In Ex parte Robinson (1873), on a petition for a writ of mandamus, the Court held that fines and imprisonment are the only punishments authorized by the Judiciary Act of 1789 for contempt of court. Thus, where attorney misconduct took place before a criminal grand jury, the Court held that the attorney could not be disbarred for contempt.

==Defining federal crimes==

===Alien crew members===
In United States v. Tynen (1870), the Court overturned a conviction under a statute that required vessel owners to only employ U.S. citizen crew members. The Court held that a new statute which did no more than increase the punishment operated as an implied repeal of the first statute, and thus a conviction under the first statute was invalid.

===Counterfeiting===
In United States v. Howell (1870), the Court held that a counterfeiting statute was not void for repugnancy, distinguishing United States v. Cantril (1807), a decision of the Marshall Court interpreting a nearly identical statute.

===Draft obstruction===
A Civil War-era statute prohibited obstruction of the draft or the enrollment of members in the armed forces. The Court repeatedly upheld a strict division between the two prohibitions, holding that the draft obstruction provision did not apply to enrollment obstruction and vice versa.

===Embezzlement===
In United States v. Hartwell (1867), a prosecution for embezzlement of government funds under the Sub-Treasury Act, the Court held that the prohibition applied even to a relatively low level government official.

===Liquor===
In United States v. Holliday (1865), the Court upheld a criminal prohibition on selling liquor to Indians under the Indian Commerce Clause and held that the offense did not require that the sale take place on a reservation.

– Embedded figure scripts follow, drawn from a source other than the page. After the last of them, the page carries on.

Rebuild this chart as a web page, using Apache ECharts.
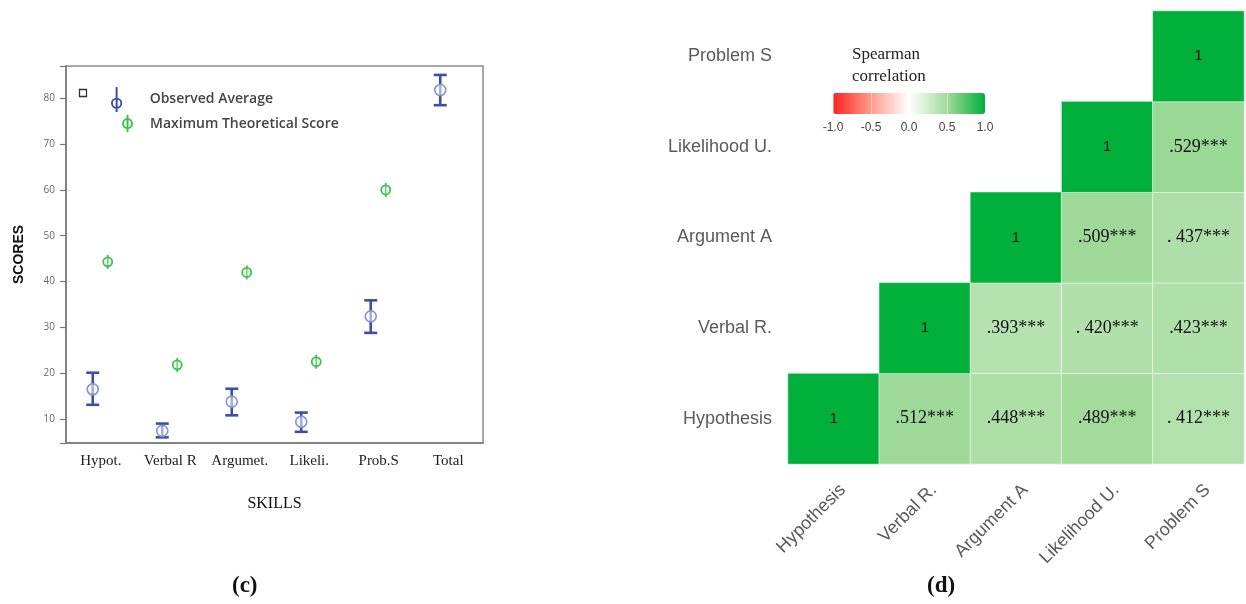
<!DOCTYPE html>
<html>
<head>
<meta charset="utf-8">
<script src="https://cdn.jsdelivr.net/npm/echarts@6/dist/echarts.min.js"></script>
<style>
  html, body { margin: 0; padding: 0; background: #fff; }
  #main { width: 1246px; height: 604px; }
</style>
</head>
<body>
<div id="main"></div>
<script>
// ---- Panel (c): observed averages vs. maximum theoretical scores ----
const skills = ['Hypot.', 'Verbal R', 'Argumet.', 'Likeli.', 'Prob.S', 'Total'];
const observedMean = [16.5, 7.4, 13.8, 9.4, 32.4, 81.8];
const observedLow  = [13.1, 6.0, 10.8, 7.2, 28.8, 78.5];
const observedHigh = [20.1, 9.0, 16.6, 11.4, 35.9, 85.1];
const maxTheoretical = [44.3, 21.8, 42.0, 22.5, 60.0];

// ---- Panel (d): Spearman correlations (upper triangle, one list per row) ----
const variables = ['Hypothesis', 'Verbal R.', 'Argument A', 'Likelihood U.', 'Problem S'];
const rhoHypothesis = [1, 0.512, 0.448, 0.489, 0.412];
const rhoVerbal     = [1, 0.393, 0.420, 0.423];
const rhoArgument   = [1, 0.509, 0.437];
const rhoLikelihood = [1, 0.529];
const rhoProblem    = [1];
const txtHypothesis = ['1', '.512***', '.448***', '.489***', '. 412***'];
const txtVerbal     = ['1', '.393***', '. 420***', '.423***'];
const txtArgument   = ['1', '.509***', '. 437***'];
const txtLikelihood = ['1', '.529***'];
const txtProblem    = ['1'];

const SERIF = 'Liberation Serif, Times New Roman, serif';
const SANS = 'Liberation Sans, Arial, sans-serif';
const OBS_SHIFT = -8;   // horizontal nudge of the observed-average glyphs
const MAX_SHIFT = 7;    // horizontal nudge of the theoretical-maximum glyphs
const BLUE = '#3d4ea7';
const GREEN = '#3cc24d';

const obsData = skills.map((s, i) => [i, observedMean[i], observedLow[i], observedHigh[i]]);
const maxData = maxTheoretical.map((v, i) => [i, v]);

const rhoRows = [rhoHypothesis, rhoVerbal, rhoArgument, rhoLikelihood, rhoProblem];
const txtRows = [txtHypothesis, txtVerbal, txtArgument, txtLikelihood, txtProblem];
const cells = [];
rhoRows.forEach((row, r) => row.forEach((v, k) => {
  const diag = k === 0;
  cells.push({
    value: [r + k, r, v],
    label: {
      formatter: txtRows[r][k],
      fontFamily: diag ? SANS : SERIF,
      fontSize: diag ? 15 : 18
    }
  });
}));

// Legend glyphs: error bar with ring, and ring with short whisker
const obsIcon = 'path://M4.2,0H5.8V20H4.2Z M0.5,13A4.5,4.5 0 1,1 9.5,13A4.5,4.5 0 1,1 0.5,13Z M2,13A3,3 0 1,0 8,13A3,3 0 1,0 2,13Z';
const maxIcon = 'path://M4.2,0H5.8V14H4.2Z M0.5,7A4.5,4.5 0 1,1 9.5,7A4.5,4.5 0 1,1 0.5,7Z M2,7A3,3 0 1,0 8,7A3,3 0 1,0 2,7Z';

const legendText = { fontFamily: 'Open Sans', fontSize: 14, fontWeight: 600, color: '#444' };

const chart = echarts.init(document.getElementById('main'), null, { renderer: 'canvas' });

chart.setOption({
  backgroundColor: '#ffffff',
  animation: false,
  title: [
    { text: '(c)', left: 232, top: 575, padding: 0,
      textStyle: { fontFamily: SERIF, fontWeight: 'bold', fontSize: 23, color: '#111' } },
    { text: '(d)', left: 927, top: 575, padding: 0,
      textStyle: { fontFamily: SERIF, fontWeight: 'bold', fontSize: 23, color: '#111' } },
    { text: 'Spearman\ncorrelation', left: 852, top: 44, padding: 0,
      textStyle: { fontFamily: SERIF, fontWeight: 'normal', fontSize: 17, lineHeight: 22, color: '#222' } }
  ],
  legend: [
    { data: ['Observed Average'], left: 111, top: 87, padding: 0, itemWidth: 12, itemHeight: 25, itemGap: 5,
      icon: obsIcon, selectedMode: false,
      textStyle: Object.assign({ padding: [0, 0, 0, 22] }, legendText) },
    { data: ['Maximum Theoretical Score'], left: 122, top: 115, padding: 0, itemWidth: 11, itemHeight: 18, itemGap: 5,
      icon: maxIcon, selectedMode: false,
      textStyle: Object.assign({ padding: [0, 0, 0, 12] }, legendText) }
  ],
  graphic: [
    { type: 'rect', shape: { x: 79.5, y: 89.5, width: 7, height: 7 },
      style: { fill: 'none', stroke: '#333', lineWidth: 1.3 } }
  ],
  grid: [
    { left: 66, top: 66, width: 417, height: 377, show: true, borderColor: '#8c8c8c', borderWidth: 1.5, backgroundColor: 'transparent' },
    { left: 788, top: 11, width: 456, height: 453 },
    { left: 833, top: 93, width: 152, height: 21 }
  ],
  xAxis: [
    { gridIndex: 0, type: 'category', data: skills, boundaryGap: true,
      axisLine: { lineStyle: { color: '#777', width: 1.5 } },
      axisTick: { alignWithLabel: true, length: 5, lineStyle: { color: '#666', width: 1.5 } },
      axisLabel: { interval: 0, fontFamily: SERIF, fontSize: 15, color: '#222', margin: 11 },
      name: 'SKILLS', nameLocation: 'middle', nameGap: 53,
      nameTextStyle: { fontFamily: SERIF, fontSize: 16, color: '#111' } },
    { gridIndex: 1, type: 'category', data: variables,
      axisLine: { show: false }, axisTick: { show: false }, splitLine: { show: false },
      axisLabel: { rotate: 45, fontFamily: SANS, fontSize: 18, color: '#5a5a5a', margin: 14,
                   verticalAlign: 'top', padding: [4, 0, 0, 0] } },
    { gridIndex: 2, type: 'value', min: -1, max: 1, interval: 0.5, z: 6,
      axisLine: { show: false }, axisTick: { show: false },
      splitLine: { show: true, lineStyle: { color: 'rgba(255,255,255,0.45)', width: 1 } },
      axisLabel: { fontFamily: SANS, fontSize: 12, color: '#444', margin: 8, formatter: v => v.toFixed(1) } }
  ],
  yAxis: [
    { gridIndex: 0, type: 'value', min: 4.76, max: 87.05, splitNumber: 8,
      axisLine: { show: true, lineStyle: { color: '#777', width: 1.5 } },
      axisTick: { show: true, length: 6, lineStyle: { color: '#777', width: 1.2 } },
      splitLine: { show: false },
      axisLabel: { fontFamily: 'Open Sans', fontSize: 10, color: '#666', margin: 11,
                   formatter: v => (Math.abs(v - Math.round(v / 10) * 10) < 1e-6 ? String(Math.round(v)) : '') },
      name: 'SCORES', nameLocation: 'middle', nameGap: 40, nameRotate: 90,
      nameTextStyle: { fontFamily: SANS, fontWeight: 'bold', fontSize: 14, color: '#111' } },
    { gridIndex: 1, type: 'category', data: variables,
      axisLine: { show: false }, axisTick: { show: false }, splitLine: { show: false },
      axisLabel: { fontFamily: SANS, fontSize: 18, color: '#5a5a5a', margin: 16 } },
    { gridIndex: 2, type: 'value', show: false, min: 0, max: 1 }
  ],
  visualMap: {
    type: 'continuous', seriesIndex: 2, min: -1, max: 1, orient: 'horizontal',
    left: 833, top: 93, itemWidth: 21, itemHeight: 152, padding: 0,
    calculable: false, hoverLink: false, text: null,
    inRange: { color: ['#ff2020', '#ff9c8c', '#ffffff', '#a2da9b', '#00b03a'] }
  },
  series: [
    {
      name: 'Observed Average', type: 'custom', xAxisIndex: 0, yAxisIndex: 0,
      itemStyle: { color: BLUE },
      encode: { x: 0, y: [1, 2, 3] },
      data: obsData,
      renderItem: (params, api) => {
        const pm = api.coord([api.value(0), api.value(1)]);
        const pl = api.coord([api.value(0), api.value(2)]);
        const ph = api.coord([api.value(0), api.value(3)]);
        const x = pm[0] + OBS_SHIFT;
        const cap = 6.5;
        const ls = { stroke: BLUE, lineWidth: 2.6 };
        return {
          type: 'group',
          children: [
            { type: 'line', shape: { x1: x, y1: ph[1], x2: x, y2: pl[1] }, style: ls },
            { type: 'line', shape: { x1: x - cap, y1: ph[1], x2: x + cap, y2: ph[1] }, style: ls },
            { type: 'line', shape: { x1: x - cap, y1: pl[1], x2: x + cap, y2: pl[1] }, style: ls },
            { type: 'circle', shape: { cx: x, cy: pm[1], r: 5.5 },
              style: { fill: 'rgba(255,255,255,0.55)', stroke: '#8294d0', lineWidth: 1.6 } }
          ]
        };
      }
    },
    {
      name: 'Maximum Theoretical Score', type: 'custom', xAxisIndex: 0, yAxisIndex: 0,
      itemStyle: { color: GREEN },
      encode: { x: 0, y: 1 },
      data: maxData,
      renderItem: (params, api) => {
        const p = api.coord([api.value(0), api.value(1)]);
        const x = p[0] + MAX_SHIFT;
        return {
          type: 'group',
          children: [
            { type: 'line', shape: { x1: x, y1: p[1] - 7, x2: x, y2: p[1] + 7 },
              style: { stroke: GREEN, lineWidth: 1.8 } },
            { type: 'circle', shape: { cx: x, cy: p[1], r: 4.5 },
              style: { fill: 'rgba(255,255,255,0.3)', stroke: GREEN, lineWidth: 1.8 } }
          ]
        };
      }
    },
    {
      name: 'Spearman correlation', type: 'heatmap', xAxisIndex: 1, yAxisIndex: 1,
      data: cells,
      itemStyle: { borderColor: 'rgba(255,255,255,0.55)', borderWidth: 1 },
      label: { show: true, color: '#111' },
      emphasis: { disabled: true }
    }
  ]
});
</script>
</body>
</html>
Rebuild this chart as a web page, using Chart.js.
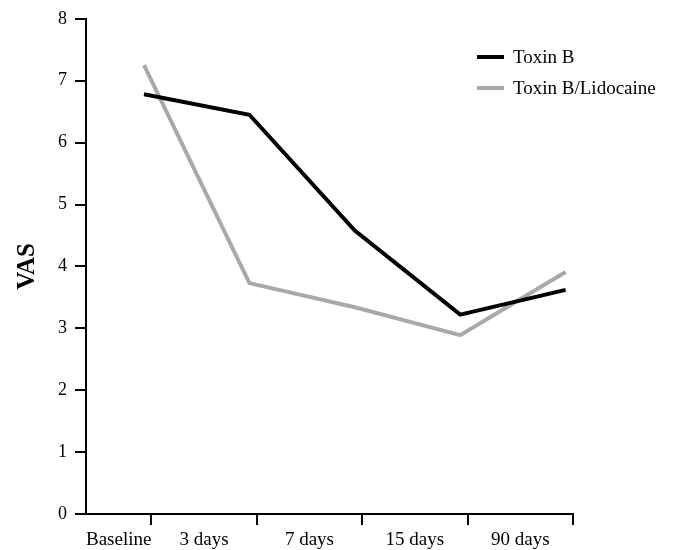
<!DOCTYPE html>
<html>
<head>
<meta charset="utf-8">
<script src="https://cdn.jsdelivr.net/npm/chart.js@4"></script>
<style>
    body { margin: 0; background: #fff; }
    #wrapper { position: relative; width: 673px; height: 550px; }
    #legend { position: absolute; left: 477px; top: 41px; font-family: "Liberation Serif", serif; font-size: 19px; color: #000; }
    .item { display: flex; align-items: center; height: 31px; }
    .swatch { width: 27px; height: 4px; margin-right: 9px; }
</style>
</head>
<body>
<div id="wrapper">
    <canvas id="chart"></canvas>
    <div id="legend"></div>
</div>
<script>
"use strict"

// data
const categories = ["Baseline", "3 days", "7 days", "15 days", "90 days"];
const toxinB = [6.78, 6.45, 4.58, 3.22, 3.62];
const toxinBLido = [7.25, 3.73, 3.34, 2.89, 3.91];
const seriesNames = ["Toxin B", "Toxin B/Lidocaine"];
const yTicks = [0, 1, 2, 3, 4, 5, 6, 7, 8];

const colors = ["#000000", "#a9a9a9"];
const xMin = -0.55;
const xMax = 4.07;
const tickShift = 0.07; // tick marks sit at the right edge of each category

window.onload = function () {
    let canvas = document.getElementById("chart");
    let serif = "'Liberation Serif', 'Times New Roman', serif";

    let datasets = [toxinB, toxinBLido].map(function (values, s) {
        return {
            label: seriesNames[s],
            data: values.map((v, i) => ({ x: i, y: v })),
            borderColor: colors[s],
            backgroundColor: colors[s],
            borderWidth: 4,
            pointRadius: 0,
            tension: 0
        };
    });

    // tick marks between categories, labels centred inside them
    let edges = categories.map((c, i) => i + tickShift);
    let centres = edges.map((e, i) => ((i == 0 ? xMin : edges[i - 1]) + e) / 2);

    new Chart(canvas, {
        type: "line",
        data: { datasets: datasets },
        options: {
            responsive: true,
            maintainAspectRatio: false,
            animation: false,
            layout: { padding: { top: 16, right: 100, left: 0, bottom: 0 } },
            plugins: {
                legend: { display: false },
                tooltip: { enabled: false }
            },
            scales: {
                x: {
                    type: "linear",
                    position: "bottom",
                    weight: 0,
                    bounds: "data",
                    min: xMin,
                    max: xMax,
                    afterBuildTicks: function (scale) {
                        scale.ticks = edges.map(v => ({ value: v }));
                    },
                    afterFit: function (scale) { scale.height = 0; },
                    ticks: { display: false },
                    grid: { drawOnChartArea: false, drawTicks: true, tickLength: 11, color: "#000", lineWidth: 2 },
                    border: { color: "#000", width: 2 }
                },
                xl: {
                    type: "linear",
                    position: "bottom",
                    weight: 1,
                    bounds: "data",
                    min: xMin,
                    max: xMax,
                    afterBuildTicks: function (scale) {
                        scale.ticks = centres.map(v => ({ value: v }));
                    },
                    afterFit: function (scale) { scale.height = 36; },
                    ticks: {
                        autoSkip: false,
                        maxRotation: 0,
                        padding: 15,
                        color: "#000",
                        font: { family: serif, size: 19 },
                        callback: function (value, index) { return categories[index]; }
                    },
                    grid: { display: false, drawTicks: false },
                    border: { display: false }
                },
                y: {
                    min: yTicks[0],
                    max: yTicks[yTicks.length - 1],
                    afterBuildTicks: function (scale) {
                        scale.ticks = yTicks.map(v => ({ value: v }));
                    },
                    afterFit: function (scale) { scale.width = 86; },
                    ticks: {
                        padding: 8,
                        color: "#000",
                        font: { family: serif, size: 18 }
                    },
                    grid: { drawOnChartArea: false, drawTicks: true, tickLength: 11, color: "#000", lineWidth: 2 },
                    border: { color: "#000", width: 2 },
                    title: {
                        display: true,
                        text: "VAS",
                        color: "#000",
                        padding: { top: 13, bottom: 0 },
                        font: { family: serif, size: 25, weight: "bold" }
                    }
                }
            }
        }
    });

    // legend built from the same series
    let legend = document.getElementById("legend");
    seriesNames.forEach(function (name, s) {
        let item = document.createElement("div");
        item.className = "item";
        let sw = document.createElement("span");
        sw.className = "swatch";
        sw.style.background = colors[s];
        let txt = document.createElement("span");
        txt.textContent = name;
        item.appendChild(sw);
        item.appendChild(txt);
        legend.appendChild(item);
    });
}
</script>
</body>
</html>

In the License Tax Cases (1866), the Court upheld a federal tax on liquor licenses (which was enforced by criminal prosecution).

===Naptha mixing===
In United States v. Dewitt (1869), the Court held that the federal naptha mixing prohibition was unconstitutional (except in areas under exclusive federal jurisdiction) because it infringed on the police power of the states.

===Obstruction of the mail===
In United States v. Kirby (1868), the Court held that the arrest of a mail carrier under a bench warrant was not prohibited by the mail obstruction statute.

==Criminal procedure==

===Constitutional issues===

- Double jeopardy

In Ex parte Lange (1873), the Court held that double jeopardy was violated by the imposition of a fine and imprisonment under a statute that authorized either fine or imprisonment. Since the defendant had already paid the fine, the Court held that the lower court could no longer even alter the sentence to mere imprisonment.

- Ex post facto law

In Gut v. Minnesota (1869), the Court held that a retroactive change to Minnesota's criminal venue statute was not an unconstitutional ex post facto law.

- Incorporation

In Pervear v. Massachusetts (1866), the Court held that the Eighth Amendment's prohibition on cruel and unusual punishment did not apply to the state governments, and—in the alternative, assuming that it did—a fine of $50 and three months hard labor was not an excessive punishment for bootlegging. And, in Twitchell v. Pennsylvania (1868), the Court held that the criminal procedure provisions of the Fifth and Sixth Amendments did not apply to the state governments.

===Other===
- Sufficiency of an indictment
In United States v. Cook (1872), the Court held that—where a criminal statute both defines an offense and its exceptions—a criminal indictment must plead facts taking the case out of the exceptions if and only if the exception is inseparable from the definition of the offense. The Court held that the embezzlement statute at issue contained no such exceptions, and that the Crimes Act of 1790's statute of limitations was not such an exception.

- Special verdicts
In United States v. Buzzo (1873), a prosecution for tax evasion, the Court held that where the jury is instructed to deliver a special verdict, the element of intent must be specifically included within the special verdict.

- Statutory venue
In United States v. Arwo (1873), a prosecution for assault with a deadly weapon on the high seas, the Court found that the statutory venue provision—providing for venue in the first judicial district into which the defendant is brought—was satisfied.